The big man is only signed through the end of the 2017-18 season, so it's possible the Nets could (finally) find a trade partner willing to rent Lopez for a year. Outside of that hope, expect for Lopez to play one final season for a losing club before some other team, hopefully one with a winning record, is willing to spend on him.
2 Not Enough: Stephen Curry, $12,112,359 Cap Hit
We went back and forth on whether or not to include the two-time NBA MVP if only because he's going to strike it rich and sign a contract that will probably be worth over $200 million in guaranteed money during the summer months. Still, this piece is for the season that is about to conclude, and, thus, Stephen Curry has to be on any list of NBA players who aren't paid enough money as of the typing of this sentence.
The Warriors never could have guessed the value they would get out of this deal, as Curry as been one of the better steals in all of pro sports over the past several seasons. Truth be told, Curry may still prove to be well worth the money even after he's paid.

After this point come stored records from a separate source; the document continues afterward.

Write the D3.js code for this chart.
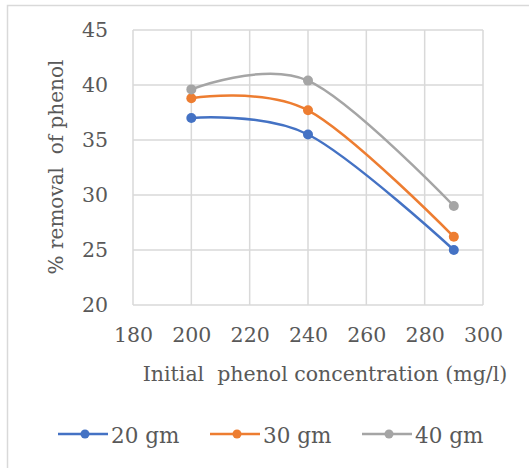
<!DOCTYPE html>
<html>
<head>
<meta charset="utf-8">
<script src="https://cdn.jsdelivr.net/npm/d3@7"></script>
<style>
  html, body { margin: 0; padding: 0; background: #fff; }
  svg { display: block; }
  svg text { font-family: "DejaVu Serif", serif; fill: #595959; white-space: pre; }
</style>
</head>
<body>
<svg id="chart" width="529" height="468"></svg>
<script>
// Initial phenol concentration (mg/l)
const concentrations = [200, 240, 290];
// % removal of phenol for each adsorbent dose
const removal20 = [37.0, 35.5, 25.0];
const removal30 = [38.8, 37.7, 26.2];
const removal40 = [39.6, 40.4, 29.0];
const seriesNames = ["20 gm", "30 gm", "40 gm"];
const seriesColors = ["#4472C4", "#ED7D31", "#A5A5A5"];
const xTicks = [180, 200, 220, 240, 260, 280, 300];
const yTicks = [20, 25, 30, 35, 40, 45];

const series = [removal20, removal30, removal40].map((vals, i) => ({
  name: seriesNames[i],
  color: seriesColors[i],
  points: concentrations.map((c, j) => ({ x: c, y: vals[j] }))
}));

const svg = d3.select("#chart");
const plot = { left: 133, right: 483, top: 30, bottom: 305 };

const x = d3.scaleLinear().domain([180, 300]).range([plot.left, plot.right]);
const y = d3.scaleLinear().domain([20, 45]).range([plot.bottom, plot.top]);

// outer chart frame
svg.append("rect")
  .attr("x", 7.5).attr("y", 5.5).attr("width", 540).attr("height", 480)
  .attr("fill", "none").attr("stroke", "#d9d9d9").attr("stroke-width", 1.5);

// gridlines
const grid = svg.append("g").attr("stroke", "#d9d9d9").attr("stroke-width", 1.5);
grid.selectAll("line.v").data(xTicks).join("line")
  .attr("x1", d => x(d)).attr("x2", d => x(d))
  .attr("y1", plot.top).attr("y2", plot.bottom);
grid.selectAll("line.h").data(yTicks).join("line")
  .attr("x1", plot.left).attr("x2", plot.right)
  .attr("y1", d => y(d)).attr("y2", d => y(d));

// axes (labels only; lines come from the grid)
const xAxis = svg.append("g")
  .attr("transform", `translate(0,${plot.bottom})`)
  .call(d3.axisBottom(x).tickValues(xTicks).tickSize(0).tickPadding(22));
const yAxis = svg.append("g")
  .attr("transform", `translate(${plot.left},0)`)
  .call(d3.axisLeft(y).tickValues(yTicks).tickSize(0).tickPadding(25));
[xAxis, yAxis].forEach(a => {
  a.attr("font-family", null).attr("font-size", null);
  a.select(".domain").remove();
  a.selectAll("text").attr("font-size", 20.5).attr("fill", "#595959");
});

// axis titles
svg.append("text")
  .attr("x", 325).attr("y", 381)
  .attr("text-anchor", "middle").attr("font-size", 20.5)
  .text("Initial  phenol concentration (mg/l)");
svg.append("text")
  .attr("transform", "translate(63,167) rotate(-90)")
  .attr("text-anchor", "middle").attr("font-size", 20)
  .text("% removal  of phenol");

// smoothed series lines and markers
const line = d3.line()
  .x(d => x(d.x)).y(d => y(d.y))
  .curve(d3.curveCatmullRom.alpha(0));

const g = svg.append("g");
series.forEach(s => {
  g.append("path").datum(s.points)
    .attr("d", line)
    .attr("fill", "none").attr("stroke", s.color).attr("stroke-width", 2.5);
  g.selectAll(null).data(s.points).join("circle")
    .attr("cx", d => x(d.x)).attr("cy", d => y(d.y)).attr("r", 5)
    .attr("fill", s.color);
});

// legend
const legendX = [58, 210, 362];
const legend = svg.append("g");
series.forEach((s, i) => {
  const lg = legend.append("g").attr("transform", `translate(${legendX[i]},434)`);
  lg.append("line").attr("x1", 0).attr("x2", 50).attr("y1", 0).attr("y2", 0)
    .attr("stroke", s.color).attr("stroke-width", 2.5);
  lg.append("circle").attr("cx", 27).attr("cy", 0).attr("r", 4.5).attr("fill", s.color);
  lg.append("text").attr("x", 53).attr("y", 9).attr("font-size", 21.5).text(s.name);
});
</script>
</body>
</html>
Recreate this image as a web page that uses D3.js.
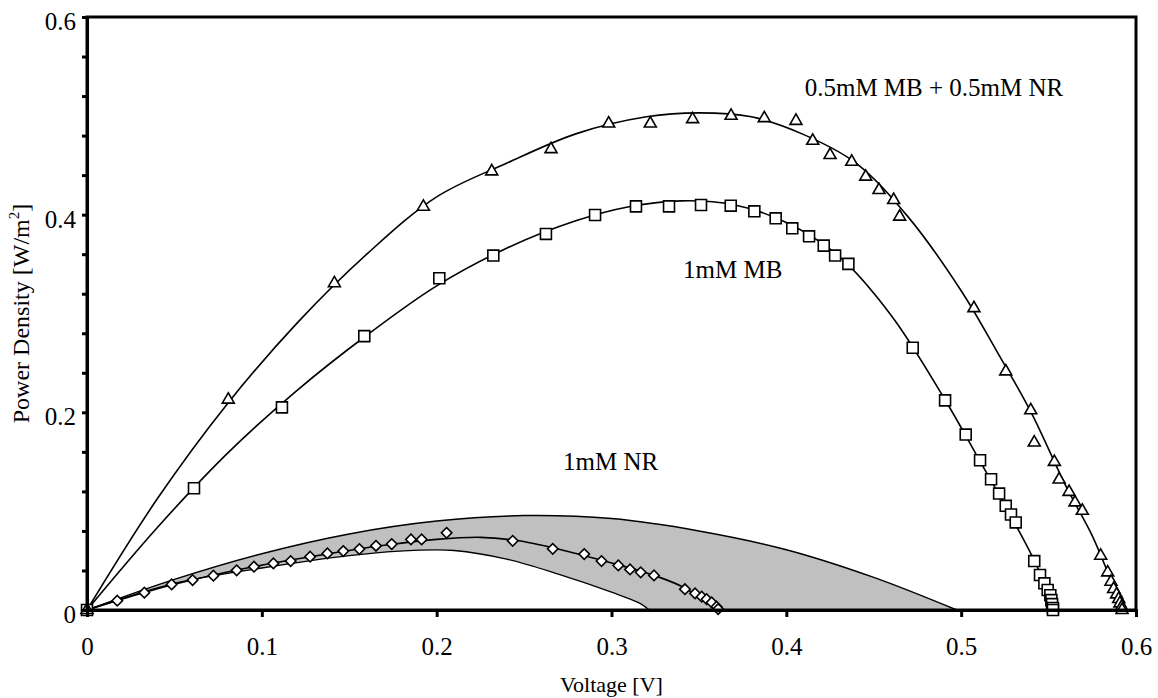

1 Too Much: Carmelo Anthony, $26,243,760 Cap Hit
Anybody out there who wonders if the New York Knicks paid Carmelo Anthony way too much money via his last contract should realize the Knicks are essentially begging him to willingly move on from the franchise, preferably via a trade, during the summer. It wouldn't be a surprise to see team president Phil Jackson fly to wherever LeBron James spends his offseason to offer James whatever he wants to convince him to convince the Cavaliers to make an offer for Anthony.
James has made it known he wants to play with Anthony before the two retire, and the Knicks need somebody to take him away from the Garden. All things considered, Anthony's contract has to be up there among the very worst in recent NBA memory.